Begin at the first line of the data and copy each line through the one containing "-3.052, -3.052]", that line included, with no pictures.

------------------------------------------------------------------------

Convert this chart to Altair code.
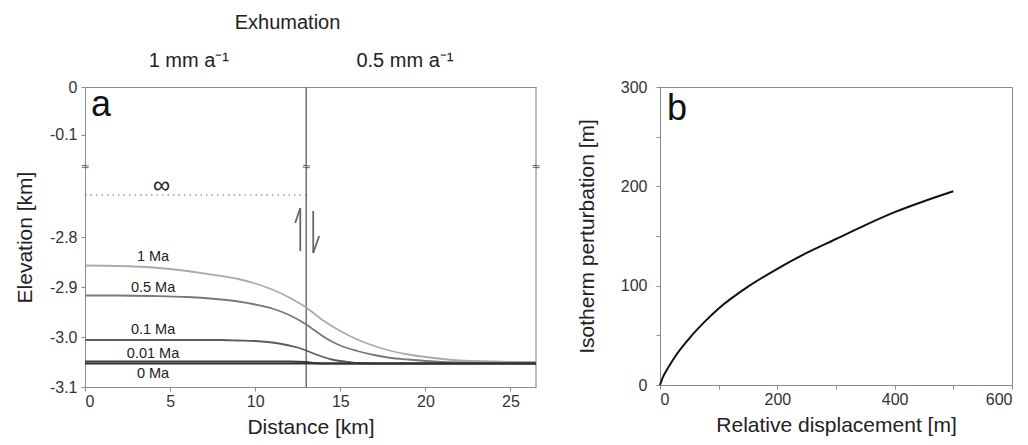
import altair as alt
import pandas as pd

FONT = "Liberation Sans"
FRAME = "#8a8a8a"

# ---------------- Panel a data ----------------
x_1ma = [0, 2, 4, 6, 7, 8, 9, 10, 11, 12, 13, 14, 15, 16, 17, 18, 19, 20, 21, 22, 23, 24, 26.5]
y_1ma = [-2.857, -2.858, -2.861, -2.868, -2.873, -2.878, -2.884, -2.893, -2.905, -2.921, -2.941,
         -2.967, -2.988, -3.005, -3.018, -3.028, -3.035, -3.040, -3.044, -3.047, -3.048, -3.049, -3.050]

x_05ma = [0, 2, 4, 6, 7, 8, 9, 10, 11, 12, 13, 13.5, 14, 14.5, 15, 16, 17, 18, 19, 20, 21, 22, 24, 26.5]
y_05ma = [-2.917, -2.917, -2.918, -2.920, -2.922, -2.925, -2.929, -2.935, -2.943, -2.956, -2.975,
          -2.987, -2.999, -3.009, -3.017, -3.028, -3.036, -3.042, -3.045, -3.048, -3.050, -3.051,
          -3.052, -3.052]

x_01ma = [0, 4, 8, 9, 10, 11, 12, 12.5, 13, 13.5, 14, 14.5, 15, 15.5, 16, 17, 26.5]
y_01ma = [-3.006, -3.006, -3.006, -3.007, -3.008, -3.011, -3.017, -3.021, -3.027, -3.034, -3.040,
          -3.045, -3.048, -3.050, -3.052, -3.053, -3.053]

x_001ma = [0, 12, 13, 13.5, 14, 26.5]
y_001ma = [-3.049, -3.049, -3.050, -3.052, -3.053, -3.053]

x_0ma = [0, 26.5]
y_0ma = [-3.053, -3.053]

series_names = ["1 Ma", "0.5 Ma", "0.1 Ma", "0.01 Ma", "0 Ma"]
series_x = [x_1ma, x_05ma, x_01ma, x_001ma, x_0ma]
series_y = [y_1ma, y_05ma, y_01ma, y_001ma, y_0ma]
series_colors = ["#ababab", "#787878", "#5c5c5c", "#3c3c3c", "#333333"]

label_x = [4.0, 4.0, 4.0, 4.0, 4.0]
label_y = [-2.840, -2.902, -2.986, -3.034, -3.074]

inf_x, inf_y = [4.5], [-2.698]
dotted_x, dotted_y = [0, 13], [-2.716, -2.716]

fault_x = 13.0
x_max = 26.5

# harpoon arrows (segments)
arrow_seg = ["up", "up", "upb", "upb", "dn", "dn", "dnb", "dnb"]
arrow_x = [12.65, 12.65, 12.65, 12.35, 13.41, 13.41, 13.41, 13.76]
arrow_y = [-2.828, -2.742, -2.742, -2.772, -2.748, -2.832, -2.832, -2.798]

header_text = ["Exhumation", "1 mm a⁻¹", "0.5 mm a⁻¹"]
header_x = [11.9, 6.1, 18.8]
header_off = [-64, -26, -26]

# ---------------- Panel b data ----------------
disp_x = [0, 5, 12.5, 25, 50, 75, 100, 150, 200, 250, 300, 350, 400, 450, 500]
pert_y = [0, 8, 16, 28, 47, 63, 77, 99, 117, 133, 147, 161, 174, 185, 195]

# ---------------- build frames ----------------
rows = []
for n, xs, ys in zip(series_names, series_x, series_y):
    for xv, yv in zip(xs, ys):
        rows.append({"series": n, "x": xv, "y": yv})
df_lines = pd.DataFrame(rows)
df_labels = pd.DataFrame({"series": series_names, "x": label_x, "y": label_y})
df_dotted = pd.DataFrame({"x": dotted_x, "y": dotted_y})
df_inf = pd.DataFrame({"x": inf_x, "y": inf_y, "t": ["∞"]})
df_arrow = pd.DataFrame({"seg": arrow_seg, "x": arrow_x, "y": arrow_y})
df_b = pd.DataFrame({"x": disp_x, "y": pert_y})
df_head = pd.DataFrame({"t": header_text, "x": header_x, "yy": header_off})
df_break = pd.DataFrame({"x": [0, fault_x, x_max], "t": ["≈", "≈", "≈"]})
one = pd.DataFrame({"x": [0], "y": [0]})

W_A = 451
H_TOP = 80
H_BOT = 220

TICK_FS = 16
TITLE_FS = 21

xscale = alt.Scale(domain=[0, x_max], nice=False, zero=False)
color_scale = alt.Scale(domain=series_names, range=series_colors)

lab_expr = "datum.value == 0 ? '0' : (datum.value < 0 ? '-' : '') + format(abs(datum.value), '.1f')"

axis_common = dict(grid=False, domainColor=FRAME, tickColor=FRAME, tickSize=4,
                   labelFontSize=TICK_FS, labelColor="#333", labelFont=FONT,
                   titleFont=FONT, titleFontSize=TITLE_FS, titleFontWeight="normal",
                   titleColor="#222")

# ---- top segment of panel a ----
top_x_axis = alt.Axis(orient="top", labels=False, ticks=False, domain=True,
                      domainColor=FRAME, grid=False, title=None)
top_y_axis = alt.Axis(values=[0, -0.1], labelExpr=lab_expr, title=None, labelPadding=4,
                      **axis_common)
top_yscale = alt.Scale(domain=[-0.167, 0], nice=False, zero=False)

top_axis = alt.Chart(one).mark_point(opacity=0).encode(
    x=alt.X("x:Q", scale=xscale, axis=top_x_axis),
    y=alt.Y("y:Q", scale=top_yscale, axis=top_y_axis),
)
top_fault = alt.Chart(one).mark_rule(color="#707070", strokeWidth=1.5).encode(
    x=alt.XDatum(fault_x, scale=xscale, axis=top_x_axis), y=alt.value(0), y2=alt.value(H_TOP))
top_right = alt.Chart(one).mark_rule(color=FRAME, strokeWidth=1.2).encode(
    x=alt.XDatum(x_max, scale=xscale, axis=top_x_axis), y=alt.value(0), y2=alt.value(H_TOP))
top_a = alt.Chart(one).mark_text(text="a", fontSize=36, font=FONT, align="left",
                                 baseline="alphabetic", color="#111").encode(
    x=alt.value(6), y=alt.value(29))
top_head = alt.Chart(df_head).mark_text(fontSize=20, font=FONT, color="#222",
                                        align="center", baseline="middle").encode(
    x=alt.X("x:Q", scale=xscale, axis=top_x_axis), y=alt.Y("yy:Q", scale=None), text="t:N")

top_chart = alt.layer(top_axis, top_fault, top_right, top_a, top_head).properties(
    width=W_A, height=H_TOP)

# ---- bottom segment of panel a ----
yscale_bot = alt.Scale(domain=[-3.1, -2.66], nice=False, zero=False)
bot_x_axis = alt.Axis(values=[0, 5, 10, 15, 20, 25], title="Distance [km]",
                      titlePadding=7, labelPadding=2, **axis_common)
bot_y_axis = alt.Axis(values=[-2.8, -2.9, -3.0, -3.1], labelExpr=lab_expr,
                      title="Elevation [km]", titleY=70, titlePadding=14, labelPadding=4,
                      **axis_common)

bot_lines = alt.Chart(df_lines).mark_line(strokeWidth=1.8, interpolate="monotone").encode(
    x=alt.X("x:Q", scale=xscale, axis=bot_x_axis),
    y=alt.Y("y:Q", scale=yscale_bot, axis=bot_y_axis),
    color=alt.Color("series:N", scale=color_scale, legend=None),
    detail="series:N",
    order=alt.Order("x:Q"),
)
bot_labels = alt.Chart(df_labels).mark_text(fontSize=14.5, font=FONT, color="#222",
                                            align="center", baseline="middle").encode(
    x=alt.X("x:Q", scale=xscale, axis=bot_x_axis),
    y=alt.Y("y:Q", scale=yscale_bot, axis=bot_y_axis), text="series:N")
bot_dotted = alt.Chart(df_dotted).mark_line(color="#666", strokeWidth=1,
                                            strokeDash=[1.5, 4]).encode(
    x=alt.X("x:Q", scale=xscale, axis=bot_x_axis),
    y=alt.Y("y:Q", scale=yscale_bot, axis=bot_y_axis))
bot_inf = alt.Chart(df_inf).mark_text(fontSize=24, font=FONT, color="#222",
                                      baseline="middle").encode(
    x=alt.X("x:Q", scale=xscale, axis=bot_x_axis),
    y=alt.Y("y:Q", scale=yscale_bot, axis=bot_y_axis), text="t:N")
bot_arrow = alt.Chart(df_arrow).mark_line(color="#666", strokeWidth=1.8).encode(
    x=alt.X("x:Q", scale=xscale, axis=bot_x_axis),
    y=alt.Y("y:Q", scale=yscale_bot, axis=bot_y_axis), detail="seg:N")
bot_fault = alt.Chart(one).mark_rule(color="#707070", strokeWidth=1.5).encode(
    x=alt.XDatum(fault_x, scale=xscale, axis=bot_x_axis), y=alt.value(0), y2=alt.value(H_BOT))
bot_right = alt.Chart(one).mark_rule(color=FRAME, strokeWidth=1.2).encode(
    x=alt.XDatum(x_max, scale=xscale, axis=bot_x_axis), y=alt.value(0), y2=alt.value(H_BOT))
bot_break = alt.Chart(df_break).mark_text(fontSize=11, font="DejaVu Sans", color="#555",
                                          baseline="middle").encode(
    x=alt.X("x:Q", scale=xscale, axis=bot_x_axis), y=alt.value(0), text="t:N")

bot_chart = alt.layer(bot_fault, bot_right, bot_dotted, bot_lines, bot_labels, bot_inf,
                      bot_arrow, bot_break).properties(width=W_A, height=H_BOT)

panel_a = alt.vconcat(top_chart, bot_chart, spacing=0, bounds="flush").resolve_scale(
    x="independent", y="independent")

# ---------------- Panel b ----------------
b_line = alt.Chart(df_b).mark_line(color="#111", strokeWidth=2, interpolate="monotone").encode(
    x=alt.X("x:Q", scale=alt.Scale(domain=[0, 600], nice=False),
            axis=alt.Axis(values=[0, 100, 200, 300, 400, 500, 600],
                          labelExpr="datum.value % 200 == 0 ? datum.label : ''",
                          title="Relative displacement [m]", titlePadding=7, labelPadding=2,
                          **axis_common)),
    y=alt.Y("y:Q", scale=alt.Scale(domain=[0, 300], nice=False),
            axis=alt.Axis(values=[0, 50, 100, 150, 200, 250, 300],
                          labelExpr="datum.value % 100 == 0 ? datum.label : ''",
                          title="Isotherm perturbation [m]", titlePadding=23, labelPadding=9,
                          **axis_common)),
    order=alt.Order("x:Q"),
)
b_label = alt.Chart(one).mark_text(
    text="b", fontSize=36, font=FONT, align="left", baseline="alphabetic", color="#111").encode(
    x=alt.value(7), y=alt.value(33))
panel_b = alt.layer(b_line, b_label).properties(
    width=352, height=298, view=alt.ViewBackground(stroke=FRAME))

chart = alt.hconcat(panel_a, panel_b, spacing=33).configure(
    background="white", font=FONT).configure_view(stroke="transparent").properties(
    padding={"left": 5, "top": 4, "right": 5, "bottom": 0})

chart.save("out.html", embed_options={"renderer": "svg", "actions": False})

------------------------------------------------------------------------

RESULT OF THIS EXERCISE:
Convert this chart to Altair code.
import altair as alt
import pandas as pd

FONT = "Liberation Sans"
FRAME = "#8a8a8a"

# ---------------- Panel a data ----------------
x_1ma = [0, 2, 4, 6, 7, 8, 9, 10, 11, 12, 13, 14, 15, 16, 17, 18, 19, 20, 21, 22, 23, 24, 26.5]
y_1ma = [-2.857, -2.858, -2.861, -2.868, -2.873, -2.878, -2.884, -2.893, -2.905, -2.921, -2.941,
         -2.967, -2.988, -3.005, -3.018, -3.028, -3.035, -3.040, -3.044, -3.047, -3.048, -3.049, -3.050]

x_05ma = [0, 2, 4, 6, 7, 8, 9, 10, 11, 12, 13, 13.5, 14, 14.5, 15, 16, 17, 18, 19, 20, 21, 22, 24, 26.5]
y_05ma = [-2.917, -2.917, -2.918, -2.920, -2.922, -2.925, -2.929, -2.935, -2.943, -2.956, -2.975,
          -2.987, -2.999, -3.009, -3.017, -3.028, -3.036, -3.042, -3.045, -3.048, -3.050, -3.051,
          -3.052, -3.052]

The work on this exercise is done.